Has Eric Low done much to serve you? Are you touched by Low Thia Kiang's visit to every funeral in the ward? What are the chances this time? What margin will each candidate date get? But most important, who will the winner be?

All to be revealed on May 6.

Tuesday, May 02, 2006

[General elections in progress]
The time is now.

And as I am blogging, the support PAP (and yes, PAP stands for the People's Action Party and not peace and prosperity) lorry is blaring downstairs.

But that is not the point. Point is, Mr Miyagi quoted me in Today and mentioned that I am working with the PAP team in Hougang. It can be said this way, but honestly, I am shuffling between the two wards that the WP is contesting in - volunteering in Hougang and supporting officially in Aljunied.

For the last few days, it has been a whrlwind adventure. You bet.

I have been up early everyday since nomination day - helping out in walkabouts, visiting residents with the candidates, attending rallys and observing the whole process. But all done quietly and not in media spotlight - until Today (so corny).

And so because some of you are eager to find out, perhaps I shall document what I have been doing so far.

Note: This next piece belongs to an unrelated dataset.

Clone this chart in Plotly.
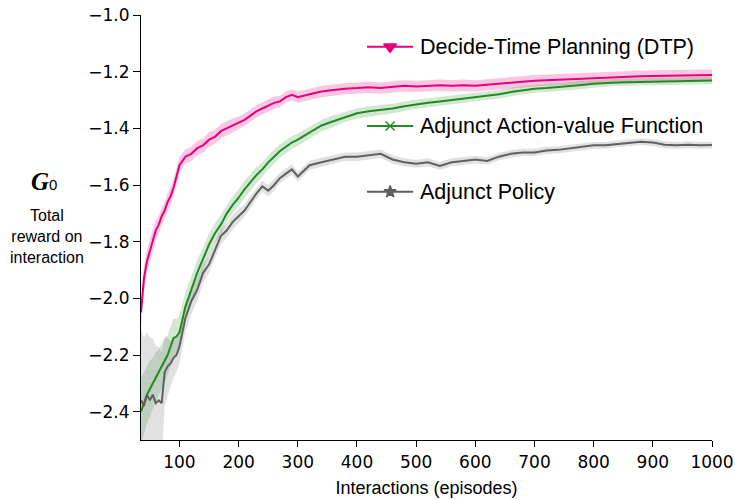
import plotly.graph_objects as go

# ---------------- data ----------------
episodes = [35, 40, 45, 50, 55, 60, 65, 70, 75, 80, 85, 90, 95, 100,
            110, 120, 130, 140, 150, 160, 170, 180, 190, 200, 210, 220, 230,
            240, 250, 260, 270, 280, 290, 300, 320, 340, 360, 380, 400, 420,
            440, 460, 480, 500, 520, 540, 560, 580, 600, 620, 640, 660, 680,
            700, 720, 740, 760, 780, 800, 820, 840, 860, 880, 900, 920, 940,
            960, 980, 1000]

dtp_mean = [-2.05, -1.93, -1.87, -1.83, -1.79, -1.76, -1.74, -1.71, -1.69, -1.66,
            -1.64, -1.61, -1.57, -1.53, -1.50, -1.49, -1.47, -1.46, -1.44, -1.43,
            -1.41, -1.40, -1.39, -1.38, -1.37, -1.355, -1.34, -1.33, -1.32, -1.31,
            -1.305, -1.29, -1.282, -1.29, -1.28, -1.27, -1.265, -1.26, -1.258, -1.255,
            -1.258, -1.253, -1.25, -1.252, -1.25, -1.248, -1.25, -1.248, -1.25, -1.246,
            -1.243, -1.24, -1.235, -1.232, -1.23, -1.228, -1.226, -1.225, -1.222, -1.22,
            -1.218, -1.217, -1.216, -1.215, -1.214, -1.214, -1.213, -1.213, -1.212]
dtp_err = [0.05, 0.045, 0.04, 0.04, 0.035, 0.035, 0.03, 0.03, 0.03, 0.03,
           0.03, 0.03, 0.03, 0.03, 0.025, 0.025, 0.025, 0.025, 0.025, 0.025,
           0.025, 0.025, 0.025, 0.022, 0.022, 0.022, 0.022, 0.022, 0.022, 0.022,
           0.02, 0.02, 0.02, 0.02, 0.02, 0.02, 0.02, 0.02, 0.02, 0.02,
           0.02, 0.02, 0.02, 0.02, 0.02, 0.02, 0.02, 0.02, 0.02, 0.02,
           0.02, 0.02, 0.02, 0.02, 0.02, 0.02, 0.02, 0.02, 0.02, 0.02,
           0.02, 0.02, 0.02, 0.02, 0.02, 0.02, 0.02, 0.02, 0.02]

aav_mean = [-2.40, -2.37, -2.34, -2.32, -2.30, -2.28, -2.26, -2.24, -2.22, -2.20,
            -2.17, -2.14, -2.135, -2.12, -2.03, -1.97, -1.91, -1.86, -1.81, -1.77,
            -1.74, -1.70, -1.67, -1.645, -1.615, -1.59, -1.565, -1.545, -1.52, -1.50,
            -1.48, -1.465, -1.45, -1.44, -1.415, -1.39, -1.375, -1.36, -1.347, -1.34,
            -1.335, -1.33, -1.322, -1.315, -1.31, -1.305, -1.30, -1.295, -1.29, -1.285,
            -1.28, -1.272, -1.265, -1.26, -1.258, -1.255, -1.25, -1.247, -1.243, -1.24,
            -1.238, -1.237, -1.236, -1.235, -1.234, -1.233, -1.232, -1.232, -1.231]
aav_err = [0.12, 0.11, 0.10, 0.10, 0.09, 0.09, 0.08, 0.08, 0.08, 0.07,
           0.07, 0.07, 0.06, 0.06, 0.05, 0.05, 0.045, 0.04, 0.04, 0.035,
           0.035, 0.03, 0.03, 0.03, 0.03, 0.028, 0.028, 0.026, 0.025, 0.025,
           0.024, 0.024, 0.022, 0.022, 0.02, 0.02, 0.02, 0.018, 0.018, 0.018,
           0.018, 0.017, 0.017, 0.017, 0.016, 0.016, 0.016, 0.015, 0.015, 0.015,
           0.015, 0.015, 0.015, 0.014, 0.014, 0.014, 0.014, 0.014, 0.014, 0.013,
           0.013, 0.013, 0.013, 0.013, 0.013, 0.013, 0.013, 0.013, 0.013]

pol_mean = [-2.36, -2.38, -2.34, -2.36, -2.34, -2.37, -2.36, -2.37, -2.26, -2.24,
            -2.23, -2.21, -2.20, -2.17, -2.07, -2.01, -1.97, -1.91, -1.88, -1.83,
            -1.78, -1.76, -1.73, -1.71, -1.69, -1.66, -1.63, -1.605, -1.62, -1.60,
            -1.575, -1.56, -1.545, -1.57, -1.53, -1.52, -1.51, -1.50, -1.50, -1.495,
            -1.49, -1.51, -1.52, -1.525, -1.52, -1.533, -1.52, -1.515, -1.51, -1.515,
            -1.50, -1.49, -1.485, -1.485, -1.478, -1.476, -1.47, -1.465, -1.46, -1.46,
            -1.455, -1.45, -1.447, -1.45, -1.458, -1.46, -1.458, -1.46, -1.459]
pol_err = [0.25, 0.24, 0.22, 0.22, 0.2, 0.2, 0.19, 0.18, 0.12, 0.1,
           0.08, 0.07, 0.06, 0.06, 0.05, 0.045, 0.04, 0.035, 0.03, 0.03,
           0.028, 0.026, 0.025, 0.025, 0.022, 0.022, 0.02, 0.02, 0.02, 0.02,
           0.018, 0.018, 0.018, 0.017, 0.016, 0.016, 0.015, 0.015, 0.015, 0.015,
           0.015, 0.015, 0.014, 0.014, 0.014, 0.014, 0.014, 0.014, 0.013, 0.013,
           0.013, 0.013, 0.013, 0.013, 0.013, 0.013, 0.012, 0.012, 0.012, 0.012,
           0.012, 0.012, 0.012, 0.012, 0.012, 0.012, 0.012, 0.012, 0.012]

series_names = ["Decide-Time Planning (DTP)", "Adjunct Action-value Function", "Adjunct Policy"]
x_ticks = [100, 200, 300, 400, 500, 600, 700, 800, 900, 1000]
y_ticks = [-2.4, -2.2, -2.0, -1.8, -1.6, -1.4, -1.2, -1.0]

# ---------------- style ----------------
line_colors = ["#e6007e", "#228b22", "#606060"]
band_colors = ["rgba(230,0,126,0.22)", "rgba(34,139,34,0.20)", "rgba(128,128,128,0.24)"]
markers = ["triangle-down", "x-thin", "star"]
TEXT_FONT = "Liberation Sans, Arial, sans-serif"
TICK_FONT = "DejaVu Sans, sans-serif"

fig = go.Figure()
means = [dtp_mean, aav_mean, pol_mean]
errs = [dtp_err, aav_err, pol_err]

for m, e, bc in zip(means, errs, band_colors):
    upper = [a + b for a, b in zip(m, e)]
    lower = [a - b for a, b in zip(m, e)]
    fig.add_trace(go.Scatter(x=episodes, y=upper, mode="lines", line=dict(width=0),
                             showlegend=False, hoverinfo="skip"))
    fig.add_trace(go.Scatter(x=episodes, y=lower, mode="lines", line=dict(width=0),
                             fill="tonexty", fillcolor=bc, showlegend=False, hoverinfo="skip"))

for m, name, lc in zip(means, series_names, line_colors):
    fig.add_trace(go.Scatter(x=episodes, y=m, mode="lines", name=name,
                             line=dict(color=lc, width=2), showlegend=False))

# inline legend (key samples + labels)
legend_y = [-1.112, -1.392, -1.624]
key_x = [417, 495]
for ly, name, lc, mk in zip(legend_y, series_names, line_colors, markers):
    fig.add_trace(go.Scatter(x=key_x, y=[ly, ly], mode="lines",
                             line=dict(color=lc, width=2), showlegend=False,
                             hoverinfo="skip", cliponaxis=False))
    msize = 11 if mk == "triangle-down" else (9 if mk == "x-thin" else 9)
    fig.add_trace(go.Scatter(x=[(key_x[0] + key_x[1]) / 2], y=[ly], mode="markers",
                             marker=dict(symbol=mk, size=msize, color=lc,
                                         line=dict(color=lc, width=1.5)),
                             showlegend=False, hoverinfo="skip", cliponaxis=False))
    fig.add_annotation(x=503, y=ly, xref="x", yref="y", text=name, showarrow=False,
                       xanchor="left", yanchor="middle",
                       font=dict(family=TEXT_FONT, size=21.5, color="black"))

fig.update_layout(
    width=735, height=500,
    margin=dict(l=141, r=23, t=15, b=60, autoexpand=False),
    plot_bgcolor="white", paper_bgcolor="white",
    showlegend=False,
    xaxis=dict(range=[35, 1000], tickvals=x_ticks, ticks="outside", ticklen=6,
               tickwidth=1.2, tickcolor="black", showline=True, linecolor="black",
               linewidth=1.2, showgrid=False, zeroline=False, automargin=False,
               tickfont=dict(family=TICK_FONT, size=17, color="black"),
               title=dict(text="Interactions (episodes)",
                          font=dict(family=TEXT_FONT, size=18, color="black"),
                          standoff=10)),
    yaxis=dict(range=[-2.5, -1.0], tickvals=y_ticks, tickformat=".1f", ticks="outside",
               ticklen=7, tickwidth=1.2, tickcolor="black", showline=True,
               linecolor="black", linewidth=1.2, showgrid=False, zeroline=False,
               automargin=False,
               tickfont=dict(family=TICK_FONT, size=17, color="black")),
)

# y label: G0 and description, positioned in paper coords relative to plot area
def px_to_paper(px, py):
    return (px - 141) / 571, (440 - py) / 425

gx, gy = px_to_paper(44, 181)
fig.add_annotation(x=gx, y=gy, xref="paper", yref="paper", showarrow=False,
                   text="<b><i>G</i></b><span style='font-family:Liberation Sans;font-size:15px'>0</span>",
                   font=dict(family="Liberation Serif, Times New Roman, serif", size=25, color="black"),
                   xanchor="center", yanchor="middle")
tx, ty = px_to_paper(47, 236)
fig.add_annotation(x=tx, y=ty, xref="paper", yref="paper", showarrow=False,
                   text="Total<br>reward on<br>interaction",
                   font=dict(family=TEXT_FONT, size=16, color="black"),
                   xanchor="center", yanchor="middle", align="center")

fig.write_html("out.html")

The prelude to nomination day were the visits by SM Goh to Hougang (he has visitied Hougang more than three times already). And yes, you can see how much the PAP wants to win Hougang residents over.

And for nomination day I was supporting the Aljunied team at the nomination centre in Toa Payoh.

Holding placards, doing the walk-in to the centre with the candidates, waiting for the announcement of contests, rubbing shoulders with WP supporters side by side and seeing poor PM's expression after the PAP was not returned to power.

In Thailand, elections come with protests, overturning of cars, fire, unruly mobs, shouts and shrieks but compare that to Singapore elections it is a totally different ballgame altogether.

In Singapore, elections are suppressed events. You see smiley faces, friendly handshakes, a few flags here and there - all in an orderly manner. Perhaps that is why Singapore is a First World country (yes MM, I agree) and look where Thailand is.

But all this effort put in is fun, exciting but really tiring too. The last few days I have been getting up early in the morning and ending very late at night. But heck, only two days more. And besides, I am young - can tahan lah.

What's most interesting was backstage at the rally in Hougang attended by SM, FM, MOS Zainul and MOS Lim Hwee Hua, and other PAP candidates Eric Low and the newbies like Hri Kumar. It's like the seventh month getai you know. Throw in the bright lights, colourful backdrops and mamasans and viola - your getai for the future.

What was most dampening was the rain. But then you get to see the real turnout, those who are really keen to be engaged, those who want an alternative voice in Hougang.

Then the friendly waving of the hand to residents while on the PAP lorry. The clenching of the fist punched in the air. Good thing there was no lighting bolt striking the ground at rally sites to give god's approval.

Well, photos, you ask, will be available after the big day. Hopefully by then, election advertising be the hot topic no more.